[TASK PROMPT]
Your answer should be a single number: the count of lines containing "this".

[RAW DATA]

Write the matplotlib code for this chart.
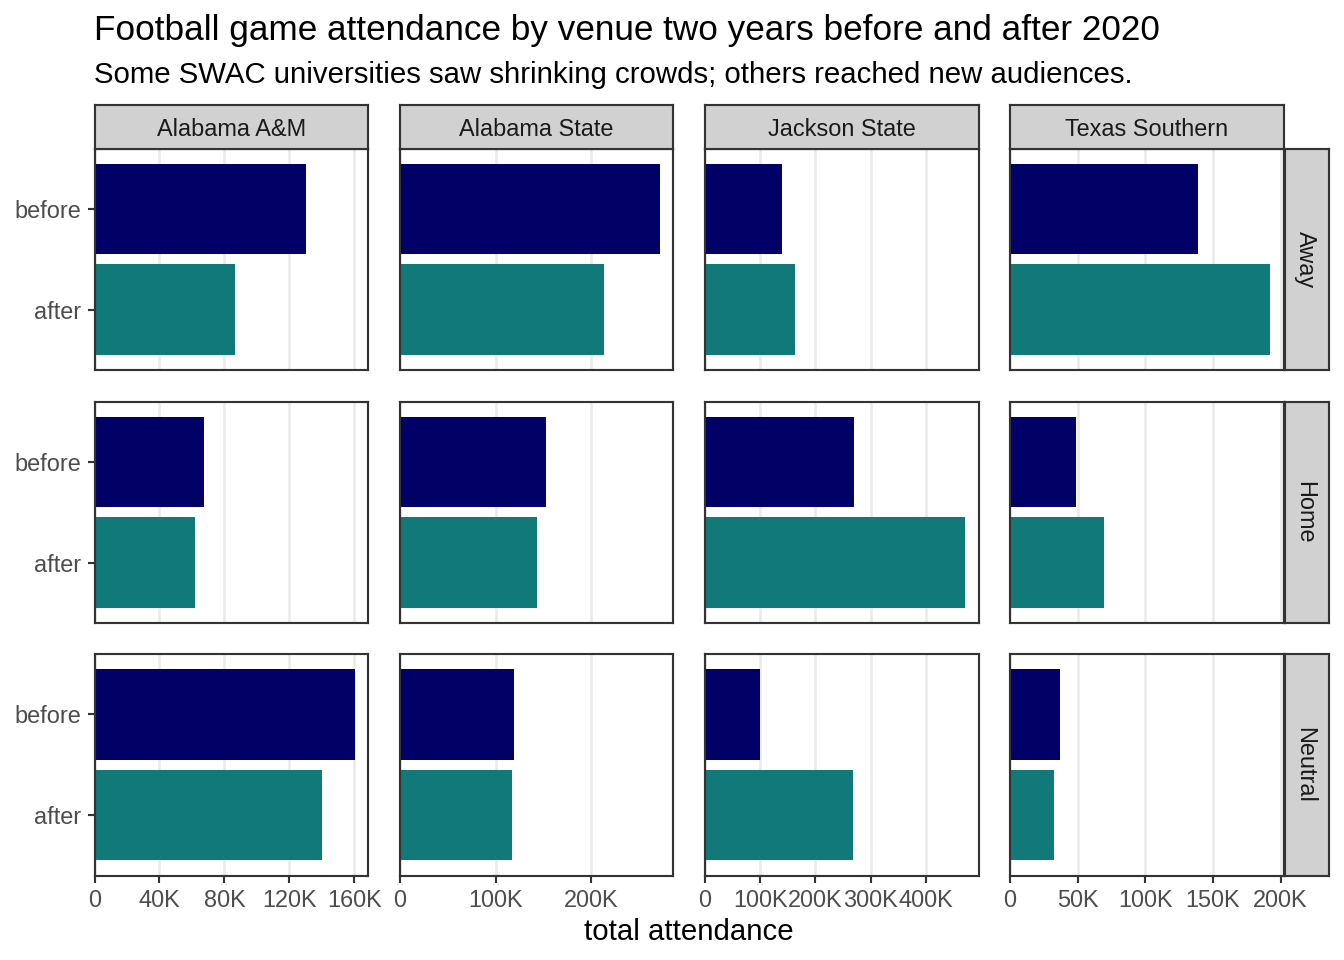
import matplotlib
matplotlib.use("Agg")
import matplotlib.pyplot as plt
from matplotlib.ticker import FuncFormatter, FixedLocator

plt.rcParams['font.family'] = ['Liberation Sans', 'DejaVu Sans']

# ---------------- data ----------------
universities = ["Alabama A&M", "Alabama State", "Jackson State", "Texas Southern"]
venues = ["Away", "Home", "Neutral"]
periods = ["before", "after"]

before_away = [130200, 271900, 139000, 138600]
after_away = [86700, 213600, 162500, 192500]
before_home = [67100, 153000, 270000, 48800]
after_home = [61700, 143000, 472000, 69400]
before_neutral = [160300, 118800, 100200, 36900]
after_neutral = [140100, 116800, 268000, 32500]

x_ticks = [
    [0, 40000, 80000, 120000, 160000],
    [0, 100000, 200000],
    [0, 100000, 200000, 300000, 400000],
    [0, 50000, 100000, 150000, 200000],
]

title = "Football game attendance by venue two years before and after 2020"
subtitle = "Some SWAC universities saw shrinking crowds; others reached new audiences."
x_label = "total attendance"

# ---------------- style ----------------
col_before = "#000066"
col_after = "#117A78"
strip_fill = "#D1D1D1"
border_col = "#333333"
grid_col = "#EBEBEB"
tick_txt_col = "#4D4D4D"

W, H = 1344, 960
fig = plt.figure(figsize=(7, 5), dpi=192)

col_lefts = [94.5, 399.8, 705.0, 1010.0]
panel_w = 273.5
row_tops = [148.5, 401.5, 654.0]
panel_h = 221.5
strip_h = 44.0
strip_w = 43.5

data = {
    "Away": (before_away, after_away),
    "Home": (before_home, after_home),
    "Neutral": (before_neutral, after_neutral),
}

def kfmt(v, pos=None):
    if v == 0:
        return "0"
    return f"{v/1000:g}K"

def fx(px):
    return px / W

def fy(py):
    return 1 - py / H

col_max = []
for j in range(4):
    m = max(max(data[v][0][j], data[v][1][j]) for v in venues)
    col_max.append(m)

for i, venue in enumerate(venues):
    bvals, avals = data[venue]
    for j, uni in enumerate(universities):
        left = col_lefts[j]
        top = row_tops[i]
        ax = fig.add_axes([fx(left), fy(top + panel_h), panel_w / W, panel_h / H])
        ax.set_axisbelow(True)
        ax.barh([2], [bvals[j]], height=0.9, color=col_before, linewidth=0)
        ax.barh([1], [avals[j]], height=0.9, color=col_after, linewidth=0)
        ax.set_xlim(0, col_max[j] * 1.05)
        ax.set_ylim(0.4, 2.6)
        ax.xaxis.set_major_locator(FixedLocator(x_ticks[j]))
        ax.xaxis.set_major_formatter(FuncFormatter(kfmt))
        ax.grid(axis='x', color=grid_col, linewidth=1.0)
        ax.grid(axis='y', visible=False)
        for s in ax.spines.values():
            s.set_color(border_col)
            s.set_linewidth(0.8)
            s.set_zorder(5)
        ax.set_yticks([2, 1])
        if j == 0:
            ax.set_yticklabels(periods)
            ax.tick_params(axis='y', length=2.75, width=0.8, color=border_col,
                           labelsize=8.8, labelcolor=tick_txt_col, pad=2.2)
        else:
            ax.tick_params(axis='y', length=0, labelleft=False)
        if i == len(venues) - 1:
            ax.tick_params(axis='x', length=2.75, width=0.8, color=border_col,
                           labelsize=8.8, labelcolor=tick_txt_col, pad=2.2)
        else:
            ax.tick_params(axis='x', length=0, labelbottom=False)

        # top strips
        if i == 0:
            sax = fig.add_axes([fx(left), fy(top), panel_w / W, strip_h / H])
            sax.set_facecolor(strip_fill)
            sax.set_xticks([]); sax.set_yticks([])
            for s in sax.spines.values():
                s.set_color(border_col); s.set_linewidth(0.8)
            sax.text(0.5, 0.5, uni, ha='center', va='center_baseline', fontsize=8.8,
                     color='#1A1A1A', transform=sax.transAxes)
        # right strips
        if j == 3:
            rax = fig.add_axes([fx(left + panel_w + 1.5), fy(top + panel_h),
                                strip_w / W, panel_h / H])
            rax.set_facecolor(strip_fill)
            rax.set_xticks([]); rax.set_yticks([])
            for s in rax.spines.values():
                s.set_color(border_col); s.set_linewidth(0.8)
            rax.text(0.46, 0.5, venue, ha='center', va='center', fontsize=8.8,
                     color='#1A1A1A', rotation=-90, transform=rax.transAxes)

fig.text(fx(94), fy(40), title, ha='left', va='baseline', fontsize=13.2, color='black')
fig.text(fx(94), fy(83), subtitle, ha='left', va='baseline', fontsize=11, color='black')
fig.text(fx((col_lefts[0] + col_lefts[3] + panel_w) / 2), fy(940), x_label,
         ha='center', va='baseline', fontsize=11, color='black')

fig.savefig("out.png", dpi=192, facecolor='white')
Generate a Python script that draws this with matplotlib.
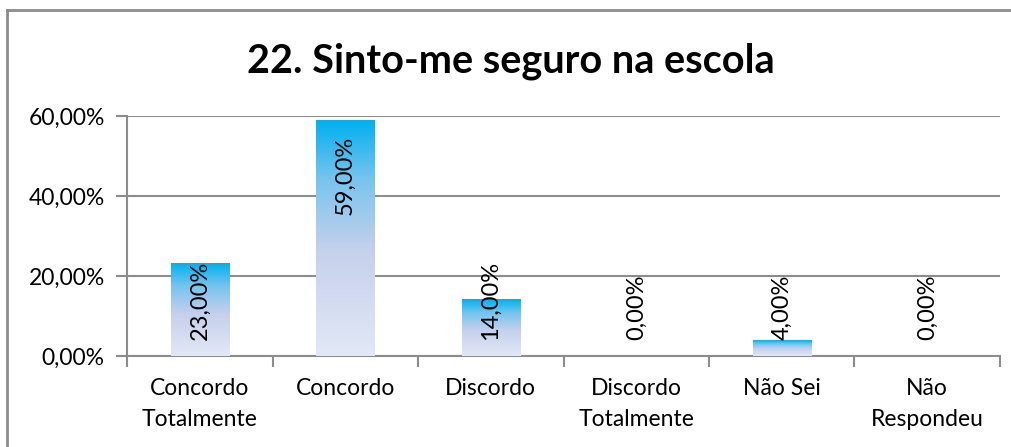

[CORRECT OUTPUT]
2